======== Data to use ========
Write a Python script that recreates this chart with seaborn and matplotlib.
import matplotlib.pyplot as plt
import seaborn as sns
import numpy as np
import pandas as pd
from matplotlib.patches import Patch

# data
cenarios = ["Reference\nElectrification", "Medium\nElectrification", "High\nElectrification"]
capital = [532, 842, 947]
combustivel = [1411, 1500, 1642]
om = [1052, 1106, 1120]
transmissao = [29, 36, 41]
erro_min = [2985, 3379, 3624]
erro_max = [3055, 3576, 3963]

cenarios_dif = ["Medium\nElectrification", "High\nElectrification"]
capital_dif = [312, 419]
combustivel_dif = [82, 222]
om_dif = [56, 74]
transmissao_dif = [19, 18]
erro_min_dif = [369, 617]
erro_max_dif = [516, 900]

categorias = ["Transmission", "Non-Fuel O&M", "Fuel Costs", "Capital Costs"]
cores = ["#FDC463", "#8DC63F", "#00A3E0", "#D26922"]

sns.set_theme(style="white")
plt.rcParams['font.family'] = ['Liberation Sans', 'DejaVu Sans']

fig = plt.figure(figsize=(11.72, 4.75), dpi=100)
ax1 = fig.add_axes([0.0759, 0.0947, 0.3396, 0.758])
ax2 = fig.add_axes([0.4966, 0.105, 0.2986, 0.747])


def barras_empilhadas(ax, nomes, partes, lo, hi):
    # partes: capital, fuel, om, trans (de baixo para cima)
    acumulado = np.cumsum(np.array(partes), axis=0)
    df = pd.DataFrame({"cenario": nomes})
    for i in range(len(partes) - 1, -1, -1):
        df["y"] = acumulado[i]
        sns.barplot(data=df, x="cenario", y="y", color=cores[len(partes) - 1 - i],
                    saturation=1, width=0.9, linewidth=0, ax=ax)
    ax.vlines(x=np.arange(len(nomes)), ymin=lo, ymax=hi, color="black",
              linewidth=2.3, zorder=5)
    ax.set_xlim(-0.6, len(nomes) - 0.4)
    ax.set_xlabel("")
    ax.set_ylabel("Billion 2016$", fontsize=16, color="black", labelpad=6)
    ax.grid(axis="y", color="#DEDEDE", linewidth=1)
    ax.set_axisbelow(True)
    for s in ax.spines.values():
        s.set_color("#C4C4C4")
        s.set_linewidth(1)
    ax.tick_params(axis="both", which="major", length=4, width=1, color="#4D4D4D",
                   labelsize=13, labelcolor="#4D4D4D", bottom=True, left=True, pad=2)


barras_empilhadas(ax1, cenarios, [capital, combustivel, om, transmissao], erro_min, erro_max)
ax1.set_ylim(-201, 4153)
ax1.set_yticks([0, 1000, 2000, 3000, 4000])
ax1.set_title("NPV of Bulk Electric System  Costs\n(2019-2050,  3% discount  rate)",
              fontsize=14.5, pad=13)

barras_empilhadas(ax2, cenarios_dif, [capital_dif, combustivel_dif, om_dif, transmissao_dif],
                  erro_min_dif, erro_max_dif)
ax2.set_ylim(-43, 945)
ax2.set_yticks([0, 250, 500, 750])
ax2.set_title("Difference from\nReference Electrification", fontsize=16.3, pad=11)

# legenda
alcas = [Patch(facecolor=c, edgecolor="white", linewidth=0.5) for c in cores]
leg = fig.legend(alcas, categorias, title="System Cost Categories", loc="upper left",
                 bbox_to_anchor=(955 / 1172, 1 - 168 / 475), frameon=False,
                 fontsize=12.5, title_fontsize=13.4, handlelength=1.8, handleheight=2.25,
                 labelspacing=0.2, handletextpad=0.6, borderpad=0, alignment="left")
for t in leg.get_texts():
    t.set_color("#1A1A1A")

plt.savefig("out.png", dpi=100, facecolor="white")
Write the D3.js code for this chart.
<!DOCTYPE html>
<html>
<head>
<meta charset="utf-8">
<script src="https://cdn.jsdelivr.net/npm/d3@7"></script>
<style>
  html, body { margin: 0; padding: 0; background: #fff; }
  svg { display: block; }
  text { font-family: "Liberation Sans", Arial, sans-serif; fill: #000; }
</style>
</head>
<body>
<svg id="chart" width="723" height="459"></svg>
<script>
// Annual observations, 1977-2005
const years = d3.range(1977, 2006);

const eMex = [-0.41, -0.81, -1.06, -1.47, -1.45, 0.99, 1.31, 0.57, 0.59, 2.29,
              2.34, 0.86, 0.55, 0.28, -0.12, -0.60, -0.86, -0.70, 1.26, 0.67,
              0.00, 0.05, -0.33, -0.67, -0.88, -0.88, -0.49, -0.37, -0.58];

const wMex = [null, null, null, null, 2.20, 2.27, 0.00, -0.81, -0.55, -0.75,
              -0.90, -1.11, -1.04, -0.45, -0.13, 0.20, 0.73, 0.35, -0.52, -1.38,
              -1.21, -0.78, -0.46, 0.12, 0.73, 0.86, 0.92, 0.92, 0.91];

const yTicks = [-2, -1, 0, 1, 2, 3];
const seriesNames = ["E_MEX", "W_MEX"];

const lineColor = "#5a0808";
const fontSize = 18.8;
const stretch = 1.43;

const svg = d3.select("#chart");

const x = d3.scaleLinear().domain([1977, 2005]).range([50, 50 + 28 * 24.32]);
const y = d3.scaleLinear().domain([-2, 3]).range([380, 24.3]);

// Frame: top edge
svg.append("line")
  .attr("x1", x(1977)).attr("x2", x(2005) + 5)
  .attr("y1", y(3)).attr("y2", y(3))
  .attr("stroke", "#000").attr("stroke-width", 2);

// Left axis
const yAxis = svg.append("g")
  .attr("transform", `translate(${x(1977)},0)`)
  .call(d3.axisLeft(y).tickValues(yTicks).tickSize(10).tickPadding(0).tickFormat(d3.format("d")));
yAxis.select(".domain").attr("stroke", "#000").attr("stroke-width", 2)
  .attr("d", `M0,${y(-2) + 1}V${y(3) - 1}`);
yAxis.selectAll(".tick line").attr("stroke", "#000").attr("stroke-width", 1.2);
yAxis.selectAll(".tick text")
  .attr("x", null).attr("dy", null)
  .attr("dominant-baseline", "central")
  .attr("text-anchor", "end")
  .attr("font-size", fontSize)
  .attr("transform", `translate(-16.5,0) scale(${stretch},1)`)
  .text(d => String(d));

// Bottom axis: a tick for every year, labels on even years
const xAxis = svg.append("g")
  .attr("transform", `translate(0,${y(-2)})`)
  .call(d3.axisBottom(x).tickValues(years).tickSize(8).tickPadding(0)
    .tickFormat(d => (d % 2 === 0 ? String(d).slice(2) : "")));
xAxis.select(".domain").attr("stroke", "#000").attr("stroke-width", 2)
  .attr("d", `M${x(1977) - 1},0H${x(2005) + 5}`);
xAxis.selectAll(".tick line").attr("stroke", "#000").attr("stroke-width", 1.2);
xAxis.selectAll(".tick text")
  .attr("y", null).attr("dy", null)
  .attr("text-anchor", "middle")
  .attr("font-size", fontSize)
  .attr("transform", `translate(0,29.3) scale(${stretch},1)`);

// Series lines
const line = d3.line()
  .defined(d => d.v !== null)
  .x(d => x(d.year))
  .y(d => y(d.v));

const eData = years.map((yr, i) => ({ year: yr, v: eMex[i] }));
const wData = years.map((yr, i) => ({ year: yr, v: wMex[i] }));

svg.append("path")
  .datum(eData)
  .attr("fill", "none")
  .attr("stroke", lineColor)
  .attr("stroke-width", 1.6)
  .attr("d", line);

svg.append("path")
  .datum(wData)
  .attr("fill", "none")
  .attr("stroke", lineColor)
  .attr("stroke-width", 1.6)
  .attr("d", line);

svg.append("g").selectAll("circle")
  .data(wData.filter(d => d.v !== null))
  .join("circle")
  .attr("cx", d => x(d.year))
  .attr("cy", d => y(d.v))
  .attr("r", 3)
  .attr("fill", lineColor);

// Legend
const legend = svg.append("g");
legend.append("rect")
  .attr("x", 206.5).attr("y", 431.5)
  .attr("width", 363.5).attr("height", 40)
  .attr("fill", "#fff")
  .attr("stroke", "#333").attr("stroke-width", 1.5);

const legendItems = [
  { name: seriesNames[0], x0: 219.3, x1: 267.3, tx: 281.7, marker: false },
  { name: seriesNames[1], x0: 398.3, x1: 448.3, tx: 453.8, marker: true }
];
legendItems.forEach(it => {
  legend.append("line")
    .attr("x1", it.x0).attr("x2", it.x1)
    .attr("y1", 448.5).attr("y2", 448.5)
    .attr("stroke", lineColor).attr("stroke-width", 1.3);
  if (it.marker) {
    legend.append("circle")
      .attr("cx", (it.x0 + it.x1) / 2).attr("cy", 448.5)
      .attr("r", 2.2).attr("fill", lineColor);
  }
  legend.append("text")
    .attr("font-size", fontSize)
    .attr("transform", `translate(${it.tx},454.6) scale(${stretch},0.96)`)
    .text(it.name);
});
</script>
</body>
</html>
========
======== Data to use ========
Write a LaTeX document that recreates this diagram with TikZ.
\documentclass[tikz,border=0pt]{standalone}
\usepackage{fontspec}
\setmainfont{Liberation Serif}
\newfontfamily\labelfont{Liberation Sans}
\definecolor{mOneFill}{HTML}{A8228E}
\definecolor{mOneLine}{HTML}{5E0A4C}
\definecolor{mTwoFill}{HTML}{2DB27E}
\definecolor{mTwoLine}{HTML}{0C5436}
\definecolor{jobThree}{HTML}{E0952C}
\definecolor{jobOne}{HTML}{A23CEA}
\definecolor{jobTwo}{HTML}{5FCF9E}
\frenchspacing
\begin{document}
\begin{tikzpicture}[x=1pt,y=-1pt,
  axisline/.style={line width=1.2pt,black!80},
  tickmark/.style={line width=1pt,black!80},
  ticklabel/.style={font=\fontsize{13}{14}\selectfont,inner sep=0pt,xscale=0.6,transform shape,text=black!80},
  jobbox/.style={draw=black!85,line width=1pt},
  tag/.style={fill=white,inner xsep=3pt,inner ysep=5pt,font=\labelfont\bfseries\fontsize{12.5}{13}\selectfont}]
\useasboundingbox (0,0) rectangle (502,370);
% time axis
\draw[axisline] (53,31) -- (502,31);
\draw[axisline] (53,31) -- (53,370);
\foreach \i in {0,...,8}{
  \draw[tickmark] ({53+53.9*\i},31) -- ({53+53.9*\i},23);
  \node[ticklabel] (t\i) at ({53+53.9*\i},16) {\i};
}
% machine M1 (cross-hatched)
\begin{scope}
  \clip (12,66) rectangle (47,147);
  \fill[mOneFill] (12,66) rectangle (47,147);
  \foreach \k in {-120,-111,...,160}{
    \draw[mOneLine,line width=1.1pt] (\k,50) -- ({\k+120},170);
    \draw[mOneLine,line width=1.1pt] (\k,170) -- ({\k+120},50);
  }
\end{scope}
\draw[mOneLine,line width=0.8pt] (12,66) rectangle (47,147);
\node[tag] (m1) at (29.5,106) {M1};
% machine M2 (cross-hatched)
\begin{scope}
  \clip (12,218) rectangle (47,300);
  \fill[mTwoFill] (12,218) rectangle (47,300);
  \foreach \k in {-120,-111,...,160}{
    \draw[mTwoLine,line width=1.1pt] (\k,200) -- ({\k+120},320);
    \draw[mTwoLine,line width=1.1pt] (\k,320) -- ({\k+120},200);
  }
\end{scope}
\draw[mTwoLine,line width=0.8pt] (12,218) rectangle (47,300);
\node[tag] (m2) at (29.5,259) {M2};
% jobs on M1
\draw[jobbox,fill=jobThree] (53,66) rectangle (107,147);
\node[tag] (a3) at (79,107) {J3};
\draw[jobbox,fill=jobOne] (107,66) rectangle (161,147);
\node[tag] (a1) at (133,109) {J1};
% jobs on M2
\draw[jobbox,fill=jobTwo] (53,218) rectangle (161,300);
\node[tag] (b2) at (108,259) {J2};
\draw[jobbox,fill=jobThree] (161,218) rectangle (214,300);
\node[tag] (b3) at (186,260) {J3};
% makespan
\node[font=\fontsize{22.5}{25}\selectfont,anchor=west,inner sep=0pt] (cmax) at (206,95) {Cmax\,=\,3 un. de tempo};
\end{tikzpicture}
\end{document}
========
======== Data to use ========
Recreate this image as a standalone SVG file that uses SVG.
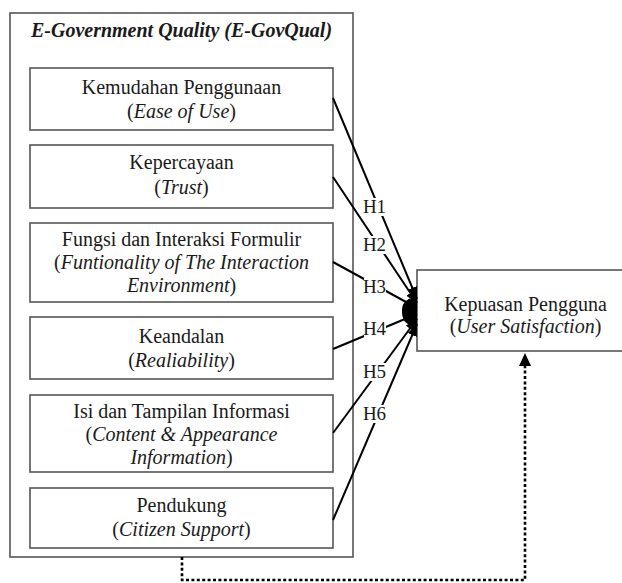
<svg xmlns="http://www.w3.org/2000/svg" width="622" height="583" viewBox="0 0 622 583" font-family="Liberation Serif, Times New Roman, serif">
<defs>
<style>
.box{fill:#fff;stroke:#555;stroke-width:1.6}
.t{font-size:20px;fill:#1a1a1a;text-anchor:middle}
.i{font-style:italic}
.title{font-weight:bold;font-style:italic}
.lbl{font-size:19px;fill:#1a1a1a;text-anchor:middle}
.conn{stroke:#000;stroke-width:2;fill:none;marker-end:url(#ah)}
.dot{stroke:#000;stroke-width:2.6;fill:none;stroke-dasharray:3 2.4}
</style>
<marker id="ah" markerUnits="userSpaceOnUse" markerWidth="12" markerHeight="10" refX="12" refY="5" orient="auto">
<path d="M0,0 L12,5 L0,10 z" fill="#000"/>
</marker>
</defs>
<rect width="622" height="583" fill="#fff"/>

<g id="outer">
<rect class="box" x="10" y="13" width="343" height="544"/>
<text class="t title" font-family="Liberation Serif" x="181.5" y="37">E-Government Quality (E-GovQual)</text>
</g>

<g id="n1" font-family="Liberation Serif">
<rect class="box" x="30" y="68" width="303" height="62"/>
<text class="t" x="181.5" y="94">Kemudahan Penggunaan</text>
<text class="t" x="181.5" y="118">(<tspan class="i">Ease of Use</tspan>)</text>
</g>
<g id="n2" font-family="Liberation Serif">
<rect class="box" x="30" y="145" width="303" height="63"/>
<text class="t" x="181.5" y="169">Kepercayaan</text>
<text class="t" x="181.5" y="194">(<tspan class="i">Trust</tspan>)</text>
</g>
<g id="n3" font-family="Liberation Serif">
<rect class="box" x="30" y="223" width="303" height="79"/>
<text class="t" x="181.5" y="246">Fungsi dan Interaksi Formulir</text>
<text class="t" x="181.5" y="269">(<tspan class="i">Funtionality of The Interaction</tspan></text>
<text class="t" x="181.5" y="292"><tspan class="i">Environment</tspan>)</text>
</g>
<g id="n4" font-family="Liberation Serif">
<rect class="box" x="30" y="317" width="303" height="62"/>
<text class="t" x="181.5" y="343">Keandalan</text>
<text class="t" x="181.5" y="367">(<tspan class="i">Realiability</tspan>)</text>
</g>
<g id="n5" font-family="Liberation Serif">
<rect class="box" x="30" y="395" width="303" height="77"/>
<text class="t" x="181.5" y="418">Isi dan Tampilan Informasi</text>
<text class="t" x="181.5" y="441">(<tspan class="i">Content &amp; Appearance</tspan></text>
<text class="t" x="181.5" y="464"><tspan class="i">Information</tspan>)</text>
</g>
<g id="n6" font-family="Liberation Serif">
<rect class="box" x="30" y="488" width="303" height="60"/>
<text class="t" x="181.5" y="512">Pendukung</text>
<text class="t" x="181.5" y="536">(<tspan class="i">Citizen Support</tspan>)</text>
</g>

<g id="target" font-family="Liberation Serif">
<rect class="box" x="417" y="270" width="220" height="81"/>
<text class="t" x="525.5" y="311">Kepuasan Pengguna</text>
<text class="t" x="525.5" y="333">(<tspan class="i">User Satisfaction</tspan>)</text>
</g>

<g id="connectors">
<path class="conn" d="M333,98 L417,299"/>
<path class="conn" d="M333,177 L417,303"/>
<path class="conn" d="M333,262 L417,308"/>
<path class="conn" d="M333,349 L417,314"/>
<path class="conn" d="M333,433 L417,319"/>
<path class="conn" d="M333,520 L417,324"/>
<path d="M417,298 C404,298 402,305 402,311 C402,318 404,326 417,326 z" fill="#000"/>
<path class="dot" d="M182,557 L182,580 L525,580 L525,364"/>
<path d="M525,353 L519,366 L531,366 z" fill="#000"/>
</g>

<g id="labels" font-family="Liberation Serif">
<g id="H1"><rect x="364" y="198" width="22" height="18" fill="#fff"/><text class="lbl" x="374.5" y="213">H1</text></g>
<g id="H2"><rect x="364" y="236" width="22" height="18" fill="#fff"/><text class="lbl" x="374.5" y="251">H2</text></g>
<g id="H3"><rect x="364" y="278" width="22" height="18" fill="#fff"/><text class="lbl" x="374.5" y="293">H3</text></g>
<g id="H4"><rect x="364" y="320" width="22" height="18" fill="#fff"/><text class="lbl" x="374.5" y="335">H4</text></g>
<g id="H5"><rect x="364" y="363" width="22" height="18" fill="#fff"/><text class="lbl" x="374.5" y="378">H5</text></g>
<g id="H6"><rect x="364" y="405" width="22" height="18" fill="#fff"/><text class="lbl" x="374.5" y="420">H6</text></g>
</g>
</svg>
========
Repeat exactly the lines running from the one with "Write a Python" through the one with "ax2 = fig.add_axes([0.4966, 0.105, 0.2986, 0.747])", both included.

Write a Python script that recreates this chart with seaborn and matplotlib.
import matplotlib.pyplot as plt
import seaborn as sns
import numpy as np
import pandas as pd
from matplotlib.patches import Patch

# data
cenarios = ["Reference\nElectrification", "Medium\nElectrification", "High\nElectrification"]
capital = [532, 842, 947]
combustivel = [1411, 1500, 1642]
om = [1052, 1106, 1120]
transmissao = [29, 36, 41]
erro_min = [2985, 3379, 3624]
erro_max = [3055, 3576, 3963]

cenarios_dif = ["Medium\nElectrification", "High\nElectrification"]
capital_dif = [312, 419]
combustivel_dif = [82, 222]
om_dif = [56, 74]
transmissao_dif = [19, 18]
erro_min_dif = [369, 617]
erro_max_dif = [516, 900]

categorias = ["Transmission", "Non-Fuel O&M", "Fuel Costs", "Capital Costs"]
cores = ["#FDC463", "#8DC63F", "#00A3E0", "#D26922"]

sns.set_theme(style="white")
plt.rcParams['font.family'] = ['Liberation Sans', 'DejaVu Sans']

fig = plt.figure(figsize=(11.72, 4.75), dpi=100)
ax1 = fig.add_axes([0.0759, 0.0947, 0.3396, 0.758])
ax2 = fig.add_axes([0.4966, 0.105, 0.2986, 0.747])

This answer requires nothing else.